The generational imperative

There’s also the generational shift to consider. Millennials and Gen Z employees expect empathy, flexibility and recognition—not just whilst they’re at the desk, but also when they leave. For them, exiting with dignity matters as much as joining with enthusiasm. A company that shrugs at their goodbye becomes a company they don’t recommend—and definitely don’t return to.

Progressive companies are trying to break this pattern. Some set aside small farewell budgets for cakes and cards. Others have created “win-back” communities—alumni groups where past employees are kept in the loop about new openings, collaborations, or rehiring opportunities. This shows that exit is not the end. It’s a pause.

The business case for better goodbyes

What companies fail to realise is this: an employee’s story doesn’t end when they leave. It’s retold many times over. And in a hyperconnected, reputation-sensitive world, that story can shape future hiring outcomes.

HR leaders today must start viewing offboarding not as risk mitigation but as relationship building. A structured, thoughtful exit process can include a farewell lunch, a personal thank-you note, a LinkedIn endorsement, and yes, a genuinely curious exit conversation. It doesn’t have to be extravagant—simply human.

This isn’t merely about retention or re-recruitment. It’s about continuity. It’s about signalling to remaining employees that people are valued—not for being loyal, but for being human.

The path forward

To be fair, Indian workplaces are evolving. Digital tools, remote exits and hybrid teams have made it harder to personalise every goodbye. But technology can also help. Automated farewell emails can be warm, not cold. Exit interviews can include video messages or manager insights. Offboarding portals can double as alumni-engagement platforms.

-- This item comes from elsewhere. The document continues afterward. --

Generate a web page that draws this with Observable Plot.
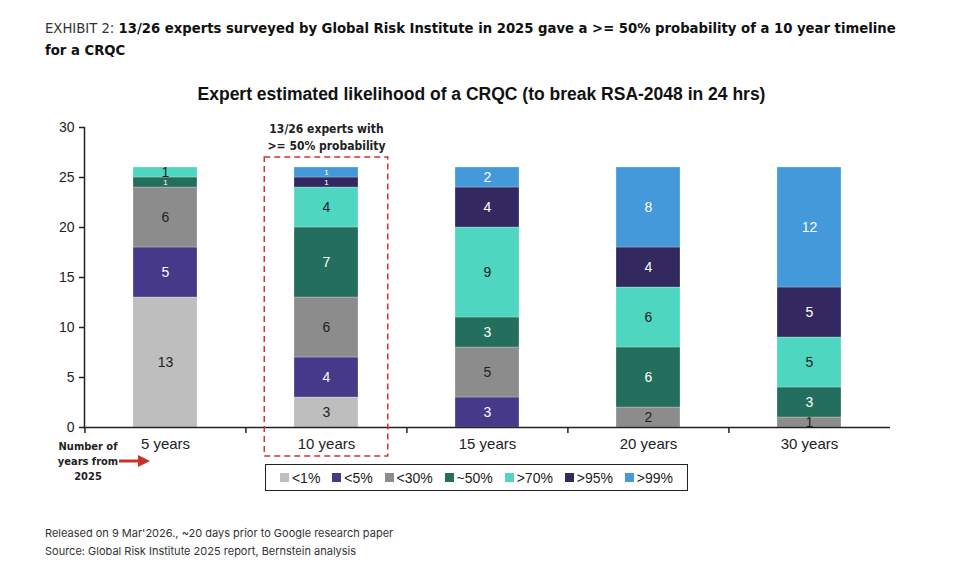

Ultimately, it comes down to culture. A culture that values people only when they’re producing is bound to lose people. A culture that values people even when they exit builds something larger—a community, a legacy, a story that others want to be part of.

Manik concludes with a powerful insight: “You’ve already lost the person when they resign. But how you treat them as they leave—that defines whether they’ll come back, recommend others, or become your loudest critic.”

The finish line, then, is not just an end. It’s an invitation to pause, thank, reflect and leave the door open. And most of all, to remind every employee—past, present and future—that they were never just a number.